For ongoing operations and emergency response, agencies can use operational flood models that run continuously to anticipate and mitigate the impact of floods. These operational models are updated with the latest information from observed and forecasted weather conditions, water levels in reservoirs, data from hydrological stations, and radar and satellite images. Bundling this information into a single system and using the flood resilience models allows cities to estimate with accuracy the conditions in the upcoming hours or days. Flood risk mitigation can then be achieved using the information produced by these operational systems to:
- Take proactive actions such as increasing the storage capacity in reservoirs by draining them before the flood wave arrives
- Take preventive measures such as installing temporary flood protection devices
- Transmit early warning messages
Flood resilience models that show simulations in the context of city surroundings also help better convey information.

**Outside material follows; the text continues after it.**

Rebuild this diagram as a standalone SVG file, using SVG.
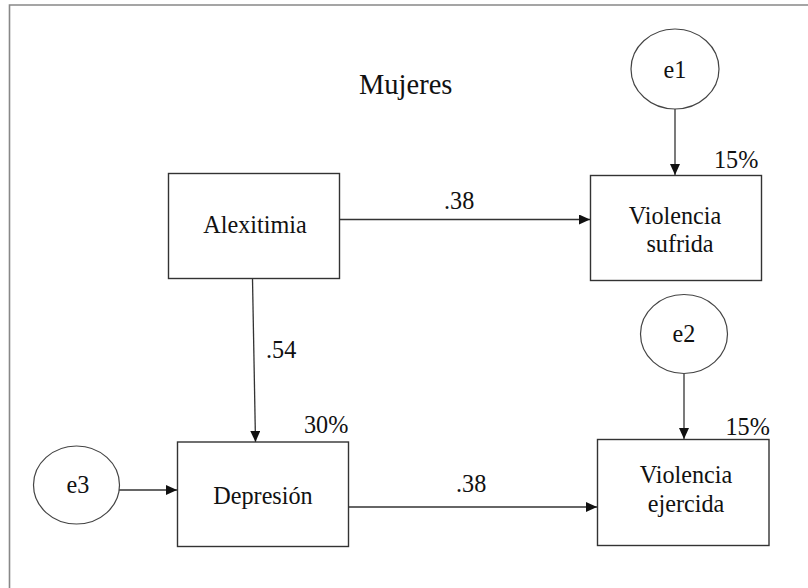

Communicating and visually presenting this information in an easily understandable way can help stakeholders make decisions regarding city planning and infrastructure proposals, and also engage citizens for public outreach efforts.
Digital twins represent a comprehensive environment that supports flood resilience planning, as well as ongoing management and operations of the city infrastructure. And, visually communicating actionable information helps stakeholders make more informed decisions prior to costly design or construction efforts. Digital twins represent a golden opportunity for cities to optimize the performance of municipal infrastructure assets and take proactive steps for flood resilience planning.